Problem statement:
The listing below begins with the first line you should copy; stop after the line containing "import pandas as pd", and drop every picture.

Information shown:
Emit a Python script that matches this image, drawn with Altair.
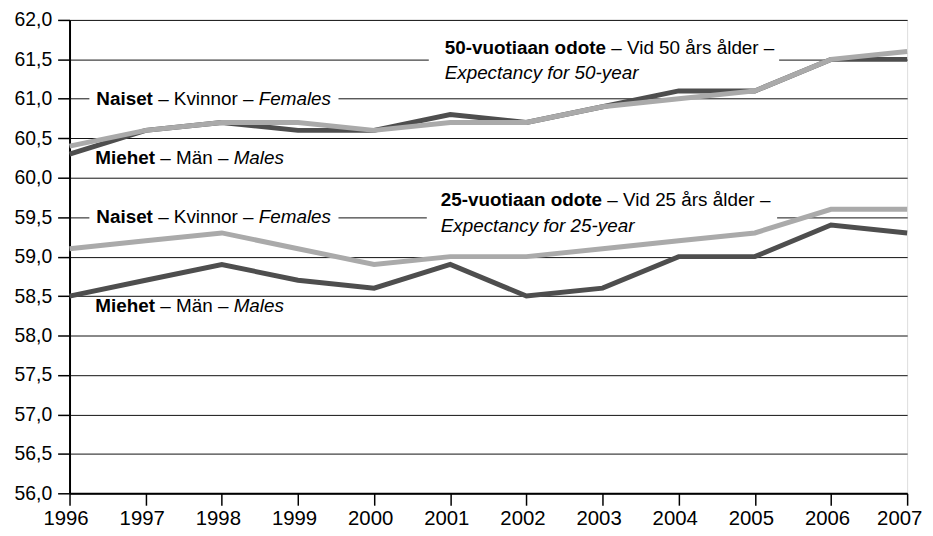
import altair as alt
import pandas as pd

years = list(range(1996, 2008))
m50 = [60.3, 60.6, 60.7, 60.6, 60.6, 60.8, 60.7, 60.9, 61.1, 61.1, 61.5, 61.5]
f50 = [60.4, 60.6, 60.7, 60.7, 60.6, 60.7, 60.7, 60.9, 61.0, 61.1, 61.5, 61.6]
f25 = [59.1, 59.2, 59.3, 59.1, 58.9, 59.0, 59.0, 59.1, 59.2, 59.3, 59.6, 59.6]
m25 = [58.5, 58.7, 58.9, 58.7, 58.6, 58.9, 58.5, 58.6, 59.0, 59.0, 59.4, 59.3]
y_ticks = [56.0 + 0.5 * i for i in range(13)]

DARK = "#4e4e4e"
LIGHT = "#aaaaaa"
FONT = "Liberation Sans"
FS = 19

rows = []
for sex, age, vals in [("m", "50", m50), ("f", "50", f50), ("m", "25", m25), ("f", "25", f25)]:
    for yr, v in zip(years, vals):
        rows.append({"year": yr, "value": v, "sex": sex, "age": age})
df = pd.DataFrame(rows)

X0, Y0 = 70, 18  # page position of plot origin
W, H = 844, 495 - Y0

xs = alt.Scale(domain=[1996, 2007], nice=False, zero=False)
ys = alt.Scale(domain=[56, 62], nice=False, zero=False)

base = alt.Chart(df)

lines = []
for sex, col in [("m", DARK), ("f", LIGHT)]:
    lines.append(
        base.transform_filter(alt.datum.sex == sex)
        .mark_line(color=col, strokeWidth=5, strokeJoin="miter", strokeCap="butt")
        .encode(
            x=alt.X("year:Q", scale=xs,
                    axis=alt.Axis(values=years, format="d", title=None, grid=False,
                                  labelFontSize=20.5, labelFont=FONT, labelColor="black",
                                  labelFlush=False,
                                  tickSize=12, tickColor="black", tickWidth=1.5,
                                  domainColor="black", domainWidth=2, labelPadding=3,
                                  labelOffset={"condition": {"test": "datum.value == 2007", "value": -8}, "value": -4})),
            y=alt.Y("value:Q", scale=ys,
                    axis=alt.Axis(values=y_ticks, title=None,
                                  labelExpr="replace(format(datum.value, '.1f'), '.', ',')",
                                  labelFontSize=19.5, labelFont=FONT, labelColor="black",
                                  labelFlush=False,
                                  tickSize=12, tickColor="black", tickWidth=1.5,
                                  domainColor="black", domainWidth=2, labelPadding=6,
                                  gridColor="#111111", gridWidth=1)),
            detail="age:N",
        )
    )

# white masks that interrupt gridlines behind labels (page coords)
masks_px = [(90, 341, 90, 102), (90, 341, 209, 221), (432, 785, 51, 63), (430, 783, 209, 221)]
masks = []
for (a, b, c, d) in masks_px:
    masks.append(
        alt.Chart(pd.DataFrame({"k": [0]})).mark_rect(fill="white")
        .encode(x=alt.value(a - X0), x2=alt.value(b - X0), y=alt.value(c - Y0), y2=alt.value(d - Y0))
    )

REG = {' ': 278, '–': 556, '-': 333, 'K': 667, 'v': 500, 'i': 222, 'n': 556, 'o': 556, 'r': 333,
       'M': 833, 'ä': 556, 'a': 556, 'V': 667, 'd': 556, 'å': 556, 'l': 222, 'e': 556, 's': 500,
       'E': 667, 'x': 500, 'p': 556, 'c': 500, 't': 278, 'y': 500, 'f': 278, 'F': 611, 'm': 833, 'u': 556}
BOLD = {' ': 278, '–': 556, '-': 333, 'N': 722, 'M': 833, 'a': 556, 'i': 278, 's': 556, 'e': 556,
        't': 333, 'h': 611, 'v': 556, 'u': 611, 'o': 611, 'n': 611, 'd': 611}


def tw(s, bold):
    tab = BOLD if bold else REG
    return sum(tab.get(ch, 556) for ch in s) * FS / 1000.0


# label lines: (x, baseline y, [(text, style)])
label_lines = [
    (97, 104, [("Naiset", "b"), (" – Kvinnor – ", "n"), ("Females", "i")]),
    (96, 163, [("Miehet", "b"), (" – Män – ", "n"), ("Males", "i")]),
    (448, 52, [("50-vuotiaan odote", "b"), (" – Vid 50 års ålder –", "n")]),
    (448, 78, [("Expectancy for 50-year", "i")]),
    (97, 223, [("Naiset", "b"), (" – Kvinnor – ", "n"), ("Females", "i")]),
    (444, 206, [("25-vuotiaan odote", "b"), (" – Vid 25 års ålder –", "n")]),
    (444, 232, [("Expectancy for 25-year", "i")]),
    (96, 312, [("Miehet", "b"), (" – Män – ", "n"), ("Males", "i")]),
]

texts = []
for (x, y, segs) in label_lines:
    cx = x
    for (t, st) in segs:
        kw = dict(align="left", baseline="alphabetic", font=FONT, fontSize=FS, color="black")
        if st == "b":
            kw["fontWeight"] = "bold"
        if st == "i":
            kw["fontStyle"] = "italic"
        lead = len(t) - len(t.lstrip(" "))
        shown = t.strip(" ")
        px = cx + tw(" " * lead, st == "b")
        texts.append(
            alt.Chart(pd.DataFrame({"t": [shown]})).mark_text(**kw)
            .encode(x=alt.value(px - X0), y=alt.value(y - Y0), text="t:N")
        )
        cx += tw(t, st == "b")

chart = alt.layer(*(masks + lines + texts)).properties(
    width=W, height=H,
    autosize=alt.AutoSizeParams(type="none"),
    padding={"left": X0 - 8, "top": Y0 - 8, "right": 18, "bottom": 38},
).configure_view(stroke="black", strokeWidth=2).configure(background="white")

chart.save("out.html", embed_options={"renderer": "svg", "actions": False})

Exercise solution:
Emit a Python script that matches this image, drawn with Altair.
import altair as alt
import pandas as pd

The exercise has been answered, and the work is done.